Seventy-nine percent of online adults favored outlawing spam in surveys conducted in May and June, according to Harris Interactive. This is up from 74 percent in December, the market research firm reported.

Also, just 10 percent of the 3,462 adults surveyed in May and 655 surveyed in June said they opposed outlawing spam.

However, the percentage of those who found spam very annoying dropped from 80 percent last year to 64 percent in the most recent polls.

“This suggests that while people may have become more efficient at identifying and deleting spam, this has not in any way reduced their desire to eliminate or reduce it,” said a report on the surveys released this month.

The average adult reported receiving about 40 e-mails total per day at work, home and other locations, and that 40 percent of them are spam.

This is somewhat in line with other industry estimates that 40 percent to 50 percent of all e-mail is spam. Anti-spam software company Brightmail, for example, reported this month that as of June, 48 percent of all e-mail was spam, and projected that by September more than half of all e-mail will be spam.

This is up from 7 percent in April 2001, said Brightmail, which claims to filter 60 billion e-mails monthly.

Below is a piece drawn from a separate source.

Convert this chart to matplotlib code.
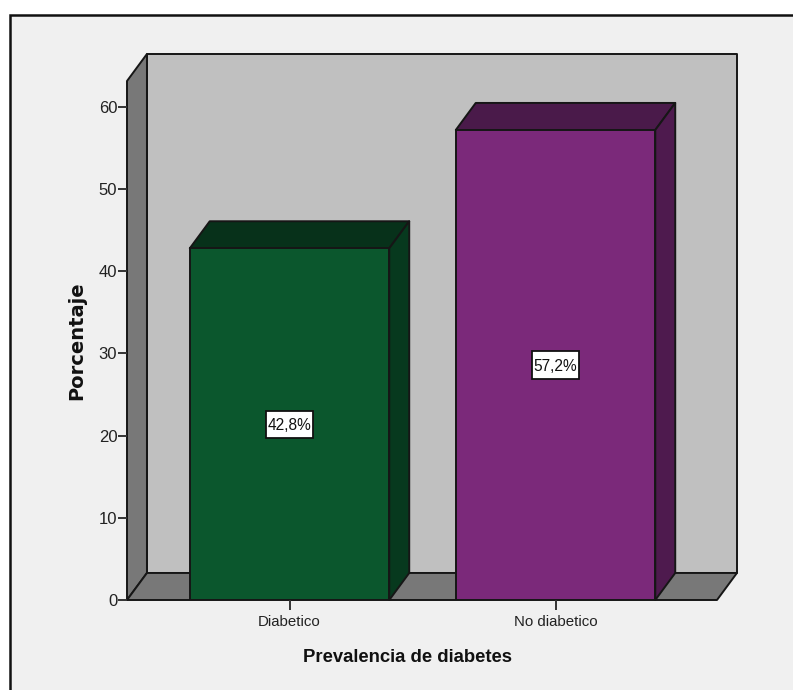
import matplotlib
matplotlib.use('Agg')
import matplotlib.pyplot as plt
from matplotlib.patches import Polygon, Rectangle

categories = ['Diabetico', 'No diabetico']
percentages = [42.8, 57.2]
value_labels = ['42,8%', '57,2%']
y_ticks = [0, 10, 20, 30, 40, 50, 60]

front_colors = ['#0b572d', '#7b297a']
top_colors = ['#07311a', '#4a1a4a']
side_colors = ['#07391e', '#4e1a4e']

WIDTH, HEIGHT = 793, 690
BAR_WIDTH = 0.75
DEPTH_X = 0.075
DEPTH_Y = 3.29
Y_MAX = 63.16
X_MIN, X_MAX = -0.611, 1.607
LABEL_W = 0.18
LABEL_H = 3.3
EDGE = '#161616'


def face(ax, points, color, z=2):
    ax.add_patch(Polygon(points, closed=True, facecolor=color, edgecolor=EDGE,
                         linewidth=1.4, joinstyle='round', clip_on=False, zorder=z))


plt.rcParams['font.family'] = ['Liberation Sans', 'DejaVu Sans']
fig = plt.figure(figsize=(WIDTH / 100, HEIGHT / 100), dpi=100, facecolor='white')

# outer chart border, only top and left fall inside the image
fig.add_artist(Rectangle((9.5 / WIDTH, -0.02), 1.02, 1.02 - 14.5 / HEIGHT,
                         transform=fig.transFigure, facecolor='#f0f0f0',
                         edgecolor='#111111', linewidth=1.8, zorder=-1))

ax = fig.add_axes([127 / WIDTH, (HEIGHT - 600) / HEIGHT, 590 / WIDTH, 519 / HEIGHT])
ax.set_xlim(X_MIN, X_MAX)
ax.set_ylim(0, Y_MAX)
ax.patch.set_alpha(0)
for spine in ax.spines.values():
    spine.set_visible(False)

# box: back wall, left wall, floor
face(ax, [(X_MIN + DEPTH_X, DEPTH_Y), (X_MAX + DEPTH_X, DEPTH_Y),
          (X_MAX + DEPTH_X, Y_MAX + DEPTH_Y), (X_MIN + DEPTH_X, Y_MAX + DEPTH_Y)], '#c0c0c0', 1)
face(ax, [(X_MIN, 0), (X_MIN + DEPTH_X, DEPTH_Y),
          (X_MIN + DEPTH_X, Y_MAX + DEPTH_Y), (X_MIN, Y_MAX)], '#787878', 1)
face(ax, [(X_MIN, 0), (X_MAX, 0), (X_MAX + DEPTH_X, DEPTH_Y), (X_MIN + DEPTH_X, DEPTH_Y)], '#787878', 1)

for i, value in enumerate(percentages):
    left = i - BAR_WIDTH / 2
    right = i + BAR_WIDTH / 2
    ax.bar(i, value, width=BAR_WIDTH, color=front_colors[i], edgecolor=EDGE, linewidth=1.4, zorder=4)
    face(ax, [(left, value), (right, value), (right + DEPTH_X, value + DEPTH_Y),
              (left + DEPTH_X, value + DEPTH_Y)], top_colors[i], 3)
    face(ax, [(right, 0), (right + DEPTH_X, DEPTH_Y), (right + DEPTH_X, value + DEPTH_Y),
              (right, value)], side_colors[i], 3)
    # white label box is taller than the text, so it is drawn on its own
    ax.add_patch(Rectangle((i - LABEL_W / 2, value / 2 - LABEL_H / 2), LABEL_W, LABEL_H, facecolor='white',
                           edgecolor='#111111', linewidth=1.3, zorder=5))
    ax.text(i, value / 2, value_labels[i], ha='center', va='center_baseline', fontsize=11.2,
            color='#111111', zorder=6)

ax.set_xticks(range(len(categories)))
ax.set_xticklabels(categories, fontsize=10.8, color='#222222')
ax.set_yticks(y_ticks)
ax.tick_params(axis='x', length=7.2, width=1.4, color='#333333', pad=3.5)
ax.tick_params(axis='y', length=6.5, width=1.4, color='#333333', pad=0.5, labelsize=12, labelcolor='#222222')

fig.text(407 / WIDTH, 1 - 657 / HEIGHT, 'Prevalencia de diabetes', ha='center', va='center',
         fontsize=13.3, fontweight='bold', color='#111111')
fig.text(77 / WIDTH, 1 - 341 / HEIGHT, 'Porcentaje', ha='center', va='center', rotation=90,
         fontsize=14, fontweight='bold', family='DejaVu Sans', color='#111111')

fig.savefig('out.png', dpi=100)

Meanwhile, as for the Harris Poll surveys' highs and lows, 27 percent of those surveyed said they received one to five e-mails per day, and 7 percent said they received more than 101 e-mails daily.

Nineteen percent said that more than 80 percent of their incoming e-mail was spam. Just 2 percent said spam is not annoying at all.

Not surprisingly, the type of spam that annoys the most people is pornography, with 86 percent saying it annoys them a lot.

Second on the annoyance list is mortgage and loan spam, with 71 percent reporting it annoys them a lot. Spam pitching prescription drugs such as Viagra is third on the “very annoying” list at 60 percent; and investment spam is fourth at 59 percent.

Fifty-one percent of those surveyed said they are very annoyed by real estate spam; 36 percent by software spam; and 31 percent by computer and other hardware spam, Harris reported.